TASK DETAILS |
Type out the complete listing below word for word, without its pictures.

DATA PROVIDED |
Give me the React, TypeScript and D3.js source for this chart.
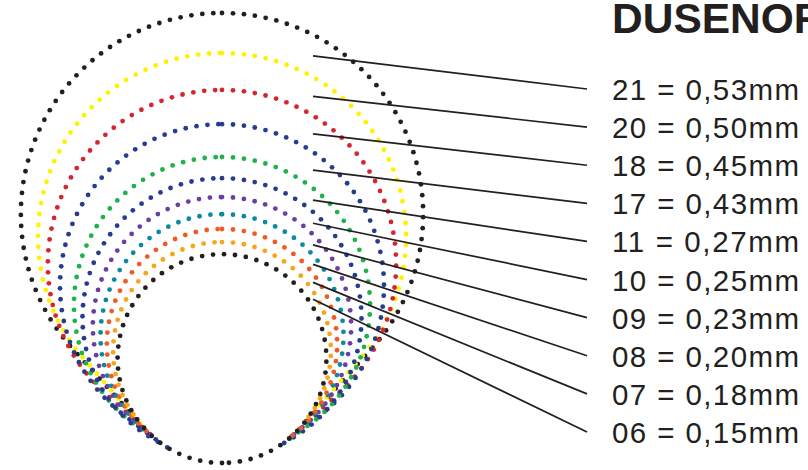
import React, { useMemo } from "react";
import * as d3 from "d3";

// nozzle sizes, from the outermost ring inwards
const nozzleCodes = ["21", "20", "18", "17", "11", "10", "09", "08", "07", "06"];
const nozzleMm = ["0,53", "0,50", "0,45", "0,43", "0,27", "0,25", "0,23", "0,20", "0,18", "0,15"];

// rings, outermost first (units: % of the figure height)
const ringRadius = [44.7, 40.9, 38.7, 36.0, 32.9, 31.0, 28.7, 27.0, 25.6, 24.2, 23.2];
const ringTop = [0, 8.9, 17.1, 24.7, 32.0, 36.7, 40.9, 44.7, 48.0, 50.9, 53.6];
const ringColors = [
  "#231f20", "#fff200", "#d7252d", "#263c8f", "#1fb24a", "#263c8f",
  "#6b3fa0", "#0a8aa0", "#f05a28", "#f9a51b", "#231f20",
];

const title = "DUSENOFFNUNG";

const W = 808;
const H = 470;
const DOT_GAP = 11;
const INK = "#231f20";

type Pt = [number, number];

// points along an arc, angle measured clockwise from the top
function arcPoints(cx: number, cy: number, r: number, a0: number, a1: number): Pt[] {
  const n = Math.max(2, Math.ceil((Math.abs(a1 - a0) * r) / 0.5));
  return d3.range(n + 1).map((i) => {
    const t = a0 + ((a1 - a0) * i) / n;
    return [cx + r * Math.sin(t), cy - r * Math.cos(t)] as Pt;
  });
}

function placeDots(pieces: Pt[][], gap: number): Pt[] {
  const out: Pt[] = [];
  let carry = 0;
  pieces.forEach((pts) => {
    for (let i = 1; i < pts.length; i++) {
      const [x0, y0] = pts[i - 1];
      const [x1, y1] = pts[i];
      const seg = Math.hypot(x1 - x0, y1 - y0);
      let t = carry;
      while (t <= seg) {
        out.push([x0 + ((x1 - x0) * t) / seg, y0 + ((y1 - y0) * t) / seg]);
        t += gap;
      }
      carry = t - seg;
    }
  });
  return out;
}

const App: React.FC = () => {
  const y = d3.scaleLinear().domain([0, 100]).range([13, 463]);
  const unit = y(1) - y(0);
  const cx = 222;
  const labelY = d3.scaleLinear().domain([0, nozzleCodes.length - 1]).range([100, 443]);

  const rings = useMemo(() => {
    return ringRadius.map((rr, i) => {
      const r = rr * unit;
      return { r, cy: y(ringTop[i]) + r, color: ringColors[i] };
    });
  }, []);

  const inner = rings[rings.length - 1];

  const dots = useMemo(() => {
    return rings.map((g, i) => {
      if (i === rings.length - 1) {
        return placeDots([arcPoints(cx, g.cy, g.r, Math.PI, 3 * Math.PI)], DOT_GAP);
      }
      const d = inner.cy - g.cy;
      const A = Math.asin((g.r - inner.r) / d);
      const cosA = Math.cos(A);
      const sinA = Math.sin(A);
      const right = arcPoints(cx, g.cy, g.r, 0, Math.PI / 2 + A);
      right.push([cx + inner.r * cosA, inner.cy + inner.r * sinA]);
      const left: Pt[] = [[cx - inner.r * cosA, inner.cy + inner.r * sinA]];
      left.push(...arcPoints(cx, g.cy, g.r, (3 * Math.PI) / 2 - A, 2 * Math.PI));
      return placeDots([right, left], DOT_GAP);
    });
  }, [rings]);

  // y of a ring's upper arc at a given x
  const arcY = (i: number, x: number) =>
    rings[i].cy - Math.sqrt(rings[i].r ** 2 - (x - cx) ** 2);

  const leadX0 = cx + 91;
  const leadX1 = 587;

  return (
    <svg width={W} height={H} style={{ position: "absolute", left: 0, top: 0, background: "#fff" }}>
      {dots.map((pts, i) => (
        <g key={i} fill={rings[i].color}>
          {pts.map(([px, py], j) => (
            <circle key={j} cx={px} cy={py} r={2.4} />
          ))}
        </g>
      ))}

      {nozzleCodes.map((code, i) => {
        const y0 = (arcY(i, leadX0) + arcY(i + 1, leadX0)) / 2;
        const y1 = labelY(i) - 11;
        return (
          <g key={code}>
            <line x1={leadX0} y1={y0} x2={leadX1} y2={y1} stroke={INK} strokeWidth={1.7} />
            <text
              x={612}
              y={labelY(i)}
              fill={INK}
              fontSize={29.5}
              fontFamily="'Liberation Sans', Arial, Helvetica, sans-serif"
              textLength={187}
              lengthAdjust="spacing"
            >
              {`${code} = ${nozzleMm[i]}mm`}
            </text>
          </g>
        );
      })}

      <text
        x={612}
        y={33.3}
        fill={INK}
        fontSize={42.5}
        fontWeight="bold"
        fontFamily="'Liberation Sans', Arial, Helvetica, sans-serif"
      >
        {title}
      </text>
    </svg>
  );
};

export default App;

FINISHED ANSWER |
Give me the React, TypeScript and D3.js source for this chart.
import React, { useMemo } from "react";
import * as d3 from "d3";

// nozzle sizes, from the outermost ring inwards
const nozzleCodes = ["21", "20", "18", "17", "11", "10", "09", "08", "07", "06"];
const nozzleMm = ["0,53", "0,50", "0,45", "0,43", "0,27", "0,25", "0,23", "0,20", "0,18", "0,15"];

// rings, outermost first (units: % of the figure height)
const ringRadius = [44.7, 40.9, 38.7, 36.0, 32.9, 31.0, 28.7, 27.0, 25.6, 24.2, 23.2];
const ringTop = [0, 8.9, 17.1, 24.7, 32.0, 36.7, 40.9, 44.7, 48.0, 50.9, 53.6];
const ringColors = [
  "#231f20", "#fff200", "#d7252d", "#263c8f", "#1fb24a", "#263c8f",
  "#6b3fa0", "#0a8aa0", "#f05a28", "#f9a51b", "#231f20",
];

const title = "DUSENOFFNUNG";

const W = 808;
const H = 470;
const DOT_GAP = 11;
const INK = "#231f20";

type Pt = [number, number];

// points along an arc, angle measured clockwise from the top
function arcPoints(cx: number, cy: number, r: number, a0: number, a1: number): Pt[] {
  const n = Math.max(2, Math.ceil((Math.abs(a1 - a0) * r) / 0.5));
  return d3.range(n + 1).map((i) => {
    const t = a0 + ((a1 - a0) * i) / n;
    return [cx + r * Math.sin(t), cy - r * Math.cos(t)] as Pt;
  });
}

function placeDots(pieces: Pt[][], gap: number): Pt[] {
  const out: Pt[] = [];
  let carry = 0;
  pieces.forEach((pts) => {
    for (let i = 1; i < pts.length; i++) {
      const [x0, y0] = pts[i - 1];
      const [x1, y1] = pts[i];
      const seg = Math.hypot(x1 - x0, y1 - y0);
      let t = carry;
      while (t <= seg) {
        out.push([x0 + ((x1 - x0) * t) / seg, y0 + ((y1 - y0) * t) / seg]);
        t += gap;
      }
      carry = t - seg;
    }
  });
  return out;
}

const App: React.FC = () => {
  const y = d3.scaleLinear().domain([0, 100]).range([13, 463]);
  const unit = y(1) - y(0);
  const cx = 222;
  const labelY = d3.scaleLinear().domain([0, nozzleCodes.length - 1]).range([100, 443]);

  const rings = useMemo(() => {
    return ringRadius.map((rr, i) => {
      const r = rr * unit;
      return { r, cy: y(ringTop[i]) + r, color: ringColors[i] };
    });
  }, []);

  const inner = rings[rings.length - 1];

  const dots = useMemo(() => {
    return rings.map((g, i) => {
      if (i === rings.length - 1) {
        return placeDots([arcPoints(cx, g.cy, g.r, Math.PI, 3 * Math.PI)], DOT_GAP);
      }
      const d = inner.cy - g.cy;
      const A = Math.asin((g.r - inner.r) / d);
      const cosA = Math.cos(A);
      const sinA = Math.sin(A);
      const right = arcPoints(cx, g.cy, g.r, 0, Math.PI / 2 + A);
      right.push([cx + inner.r * cosA, inner.cy + inner.r * sinA]);
      const left: Pt[] = [[cx - inner.r * cosA, inner.cy + inner.r * sinA]];
      left.push(...arcPoints(cx, g.cy, g.r, (3 * Math.PI) / 2 - A, 2 * Math.PI));
      return placeDots([right, left], DOT_GAP);
    });
  }, [rings]);

  // y of a ring's upper arc at a given x
  const arcY = (i: number, x: number) =>
    rings[i].cy - Math.sqrt(rings[i].r ** 2 - (x - cx) ** 2);

  const leadX0 = cx + 91;
  const leadX1 = 587;

  return (
    <svg width={W} height={H} style={{ position: "absolute", left: 0, top: 0, background: "#fff" }}>
      {dots.map((pts, i) => (
        <g key={i} fill={rings[i].color}>
          {pts.map(([px, py], j) => (
            <circle key={j} cx={px} cy={py} r={2.4} />
          ))}
        </g>
      ))}

      {nozzleCodes.map((code, i) => {
        const y0 = (arcY(i, leadX0) + arcY(i + 1, leadX0)) / 2;
        const y1 = labelY(i) - 11;
        return (
          <g key={code}>
            <line x1={leadX0} y1={y0} x2={leadX1} y2={y1} stroke={INK} strokeWidth={1.7} />
            <text
              x={612}
              y={labelY(i)}
              fill={INK}
              fontSize={29.5}
              fontFamily="'Liberation Sans', Arial, Helvetica, sans-serif"
              textLength={187}
              lengthAdjust="spacing"
            >
              {`${code} = ${nozzleMm[i]}mm`}
            </text>
          </g>
        );
      })}

      <text
        x={612}
        y={33.3}
        fill={INK}
        fontSize={42.5}
        fontWeight="bold"
        fontFamily="'Liberation Sans', Arial, Helvetica, sans-serif"
      >
        {title}
      </text>
    </svg>
  );
};

export default App;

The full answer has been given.